Looking For Eric explores the tragic psyche of a postal worker on his last nerve. Eric Bishop (Steve Evets) is stuck in a life barely worth living. With two failed marriages, two disrespectful step-sons, and an all-encompassing bout of depression, Eric's deteriorating mind seeks guidance from his hero; Manchester United legend Eric Cantona (played by himself).

Cantona is an interesting presence, as a ‘spirit-guide’ figure, offering philosophical aid in an effort to get pull him out of his rut and get his life in order once again. The idea is certainly original, and promising, but the movie does take a while to build any kind of momentum. The real allure of this film is the gradual development of the ‘other’ Eric, despite a pretty daft final act, witnessed in that down-to-earth, ‘feels almost like a documentary’ style of director Ken Loach.

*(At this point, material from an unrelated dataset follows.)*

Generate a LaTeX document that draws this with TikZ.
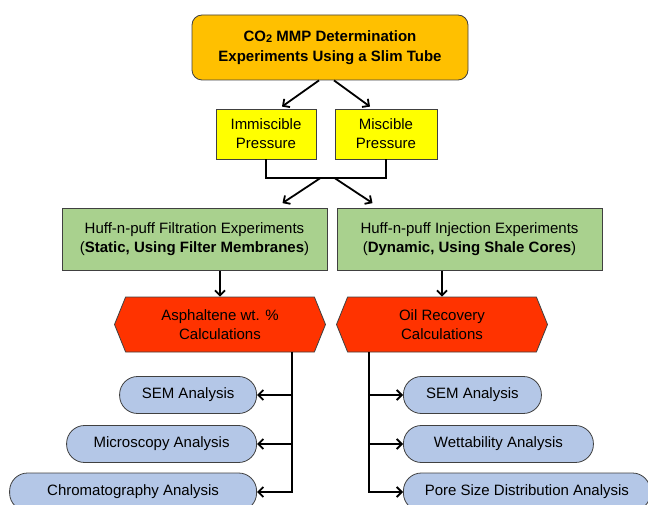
\documentclass[tikz,border=0pt]{standalone}
\usepackage{fontspec}
\setmainfont{Liberation Sans}
\usetikzlibrary{shapes.symbols,arrows.meta}
\definecolor{topfill}{HTML}{FFC000}
\definecolor{pressfill}{HTML}{FFFF00}
\definecolor{expfill}{HTML}{A9D18E}
\definecolor{calcfill}{HTML}{FF3300}
\definecolor{anafill}{HTML}{B4C7E7}
\definecolor{edge}{HTML}{404040}
\tikzset{
  box/.style={draw=edge,line width=0.8pt,align=center,inner sep=0pt,
    font=\fontsize{15}{19}\selectfont},
  pill/.style={box,fill=anafill,rounded corners=18pt,minimum height=37pt},
  hexbox/.style={box,signal,signal to=west and east,signal pointer angle=136,
    fill=calcfill,minimum width=211pt,minimum height=55pt},
  arr/.style={-{Straight Barb[length=5pt,width=10pt]},line width=1.8pt},
  link/.style={line width=1.8pt}
}
\begin{document}
\begin{tikzpicture}[x=1pt,y=-1pt]
    \useasboundingbox (0,0) rectangle (648,505);
    \node[box,fill=topfill,rounded corners=10pt,minimum width=276pt,minimum height=65pt,
      font=\fontsize{15}{20}\selectfont\bfseries] (slim) at (330,47.5)
      {CO\raisebox{-1pt}{\fontsize{11}{11}\selectfont 2} MMP Determination\\Experiments Using a Slim Tube};
    \node[box,fill=pressfill,minimum width=100pt,minimum height=50pt] (immis) at (266,134)
      {Immiscible\\Pressure};
    \node[box,fill=pressfill,minimum width=102pt,minimum height=50pt] (mis) at (386,134)
      {Miscible\\Pressure};
    \node[box,fill=expfill,minimum width=265pt,minimum height=62pt] (filt) at (194.5,239.5)
      {Huff-n-puff Filtration Experiments\\(\textbf{Static, Using Filter Membranes})};
    \node[box,fill=expfill,minimum width=265pt,minimum height=62pt] (inj) at (469.5,239.5)
      {Huff-n-puff Injection Experiments\\(\textbf{Dynamic, Using Shale Cores})};
    \node[hexbox] (asph) at (220,324.5) {Asphaltene wt. \%\\Calculations};
    \node[hexbox] (oil) at (442,324.5) {Oil Recovery\\Calculations};
    % analyses
    \node[pill,anchor=east,minimum width=137pt] (semL) at (257,395) {SEM Analysis};
    \node[pill,anchor=east,minimum width=190pt] (micro) at (257,444) {Microscopy Analysis};
    \node[pill,anchor=east,minimum width=247pt,minimum height=38pt] (chrom) at (257,492)
      {Chromatography Analysis};
    \node[pill,anchor=west,minimum width=138pt] (semR) at (403,395) {SEM Analysis};
    \node[pill,anchor=west,minimum width=190pt] (wett) at (403,444) {Wettability Analysis};
    \node[pill,anchor=west,minimum width=247pt,minimum height=38pt] (pore) at (403,492)
      {Pore Size Distribution Analysis};
    % connectors
    \draw[arr] ([xshift=-11pt]slim.south) -- ([xshift=16pt,yshift=2pt]immis.north);
    \draw[arr] ([xshift=4pt]slim.south) -- ([xshift=-16pt,yshift=2pt]mis.north);
    \draw[link] (immis.south) -- ++(0,19) coordinate (join) -| (mis.south);
    \coordinate (mid) at (327.5,178);
    \draw[arr] ([xshift=-7pt]mid) -- ([xshift=88pt,yshift=5pt]filt.north);
    \draw[arr] ([xshift=7pt]mid) -- ([xshift=-97pt,yshift=5pt]inj.north);
    \draw[arr] (filt.south -| asph.north) -- (asph.north);
    \draw[arr] (inj.south -| oil.north) -- (oil.north);
    \coordinate (trunkL) at ([xshift=72pt]asph.south);
    \coordinate (trunkR) at ([xshift=-73pt]oil.south);
    \draw[arr] (trunkL) |- (semL.east);
    \draw[arr] (trunkL) |- (micro.east);
    \draw[arr] (trunkL) |- (chrom.east);
    \draw[arr] (trunkR) |- (semR.west);
    \draw[arr] (trunkR) |- (wett.west);
    \draw[arr] (trunkR) |- (pore.west);
\end{tikzpicture}
\end{document}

The very fact that Eric must project his strength into an imaginary representation of his idol, Cantona (rather than embodying that strength himself), demonstrates how truly sad and desperate he is. However, the film is an exploration of his mental journey, and shows how redemption is possible, even from the lowest of low points in a person's life.

Described as an ‘heroic comedy’ by distributors Icon, Looking For Eric achieves that heroism not in the way you might expect from a diet of Rocky, but in the most understated way possible, through perseverance and accumulative effort. It does lack that “comedy” element if that is what they are trying to pitch.

While definitely a film for football fans (there are times when the characters will discuss certain matches, plays, players… all of which will go straight over the head of someone who doesn't follow the sport), Looking For Eric has a lot of heart, and the performances are very good. Cantona's thick French accent gets by adequately. It isn't a bad watch, even for those of a non-football type.